**DATA SEGMENT**
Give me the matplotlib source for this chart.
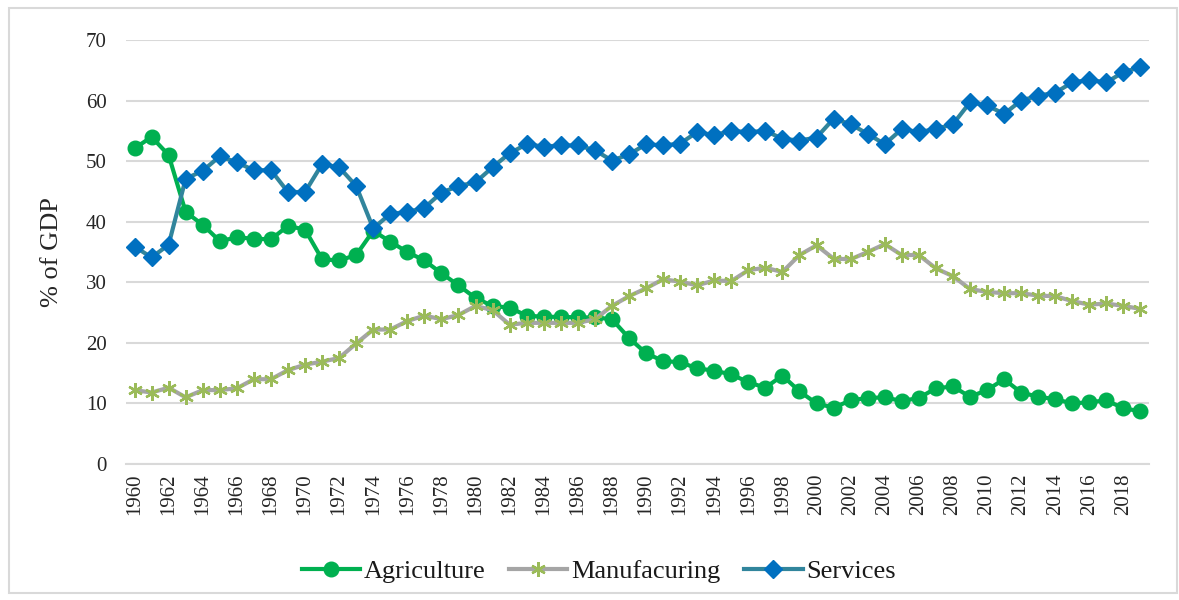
import matplotlib
matplotlib.use("Agg")
import matplotlib.pyplot as plt
from matplotlib.patches import Rectangle

years = list(range(1960, 2020))

agriculture = [52.1, 54.0, 51.0, 41.6, 39.5, 36.8, 37.4, 37.2, 37.1, 39.3,
               38.7, 33.8, 33.6, 34.5, 38.5, 36.7, 35.0, 33.6, 31.5, 29.5,
               27.4, 26.1, 25.8, 24.5, 24.3, 24.3, 24.2, 24.2, 23.9, 20.8,
               18.3, 17.0, 16.8, 15.8, 15.4, 14.8, 13.5, 12.6, 14.6, 12.0,
               10.0, 9.3, 10.5, 10.9, 11.0, 10.4, 10.9, 12.5, 12.8, 11.1,
               12.2, 14.0, 11.8, 11.1, 10.7, 10.0, 10.2, 10.5, 9.2, 8.7]

manufacturing = [12.2, 11.8, 12.6, 11.0, 12.2, 12.2, 12.5, 14.0, 14.0, 15.5,
                 16.4, 16.9, 17.5, 19.9, 22.2, 22.2, 23.6, 24.5, 23.9, 24.6,
                 26.1, 25.4, 23.0, 23.3, 23.3, 23.3, 23.3, 23.9, 26.1, 27.7,
                 29.0, 30.5, 30.1, 29.5, 30.3, 30.2, 32.0, 32.4, 31.7, 34.5,
                 36.1, 33.9, 33.8, 35.0, 36.3, 34.5, 34.5, 32.3, 31.0, 28.9,
                 28.4, 28.2, 28.2, 27.8, 27.7, 26.9, 26.3, 26.5, 26.1, 25.6]

services = [35.9, 34.1, 36.2, 47.1, 48.4, 50.8, 49.8, 48.5, 48.5, 44.9,
            44.9, 49.5, 49.0, 45.9, 38.9, 41.3, 41.6, 42.3, 44.8, 45.9,
            46.5, 49.0, 51.3, 52.8, 52.4, 52.6, 52.6, 51.8, 50.1, 51.1,
            52.8, 52.6, 52.9, 54.8, 54.3, 55.0, 54.8, 55.0, 53.7, 53.4,
            53.9, 57.0, 56.1, 54.5, 52.8, 55.3, 54.8, 55.3, 56.1, 59.7,
            59.2, 57.8, 60.0, 60.8, 61.3, 63.0, 63.4, 63.0, 64.7, 65.5]

series_names = ["Agriculture", "Manufacuring", "Services"]
y_ticks = [0, 10, 20, 30, 40, 50, 60, 70]
x_tick_labels = [str(y) for y in years[::2]]

plt.rcParams['font.family'] = ['Liberation Serif', 'DejaVu Serif']

fig = plt.figure(figsize=(11.79, 6.0), dpi=100)
W, H = 1179, 600
ax = fig.add_axes([126 / W, 1 - 464 / H, (1149 - 126) / W, (464 - 40) / H])

xs = list(range(len(years)))

ax.plot(xs, agriculture, color='#00B050', lw=3.0, marker='o', ms=10.5,
        mfc='#00B050', mec='#00B050', label=series_names[0], zorder=3,
        solid_joinstyle='round')
ax.plot(xs, manufacturing, color='#A5A5A5', lw=3.0, marker=(6, 2, 0), ms=10.5,
        mec='#9BBB59', mew=1.7, label=series_names[1], zorder=4,
        solid_joinstyle='round')
ax.plot(xs, services, color='#31859C', lw=3.0, marker='D', ms=9,
        mfc='#0070C0', mec='#0070C0', label=series_names[2], zorder=5,
        solid_joinstyle='round')

ax.set_xlim(-0.5, len(years) - 0.5)
ax.set_ylim(0, 70)
ax.set_yticks(y_ticks)
ax.set_yticklabels([str(v) for v in y_ticks], fontsize=15)
ax.set_xticks(xs[::2])
ax.set_xticklabels(x_tick_labels, rotation=90, fontsize=15)
ax.tick_params(axis='both', length=0, colors='#262626')
ax.tick_params(axis='y', pad=14)
ax.tick_params(axis='x', pad=7)

ax.grid(axis='y', color='#D9D9D9', lw=1.5)
ax.set_axisbelow(True)
for s in ['top', 'right', 'left']:
    ax.spines[s].set_visible(False)
ax.spines['bottom'].set_color('#D9D9D9')
ax.spines['bottom'].set_linewidth(1.5)

ax.set_ylabel('% of GDP', fontsize=19, color='#262626', labelpad=16)

leg = fig.legend(loc='center', bbox_to_anchor=(599 / W, 1 - 571 / H), ncol=3,
                 frameon=False, fontsize=19, handlelength=2.2,
                 handletextpad=0.15, columnspacing=0.9)
for t in leg.get_texts():
    t.set_color('#1a1a1a')

fig.patches.append(Rectangle((9 / W, 7 / H), (1177 - 9) / W, (592 - 7) / H,
                             transform=fig.transFigure, fill=False,
                             edgecolor='#D9D9D9', lw=1.5))

fig.savefig('out.png', dpi=100)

**WHAT THE TASK ASKS**
Return exactly what appears from the opening line of the material through the line with "12.2, 14.0, 11.8, 11.1, 10.7, 10.0, 10.2, 10.5, 9.2, 8.7]", apart from the pictures.

**RESPONSE**
Give me the matplotlib source for this chart.
import matplotlib
matplotlib.use("Agg")
import matplotlib.pyplot as plt
from matplotlib.patches import Rectangle

years = list(range(1960, 2020))

agriculture = [52.1, 54.0, 51.0, 41.6, 39.5, 36.8, 37.4, 37.2, 37.1, 39.3,
               38.7, 33.8, 33.6, 34.5, 38.5, 36.7, 35.0, 33.6, 31.5, 29.5,
               27.4, 26.1, 25.8, 24.5, 24.3, 24.3, 24.2, 24.2, 23.9, 20.8,
               18.3, 17.0, 16.8, 15.8, 15.4, 14.8, 13.5, 12.6, 14.6, 12.0,
               10.0, 9.3, 10.5, 10.9, 11.0, 10.4, 10.9, 12.5, 12.8, 11.1,
               12.2, 14.0, 11.8, 11.1, 10.7, 10.0, 10.2, 10.5, 9.2, 8.7]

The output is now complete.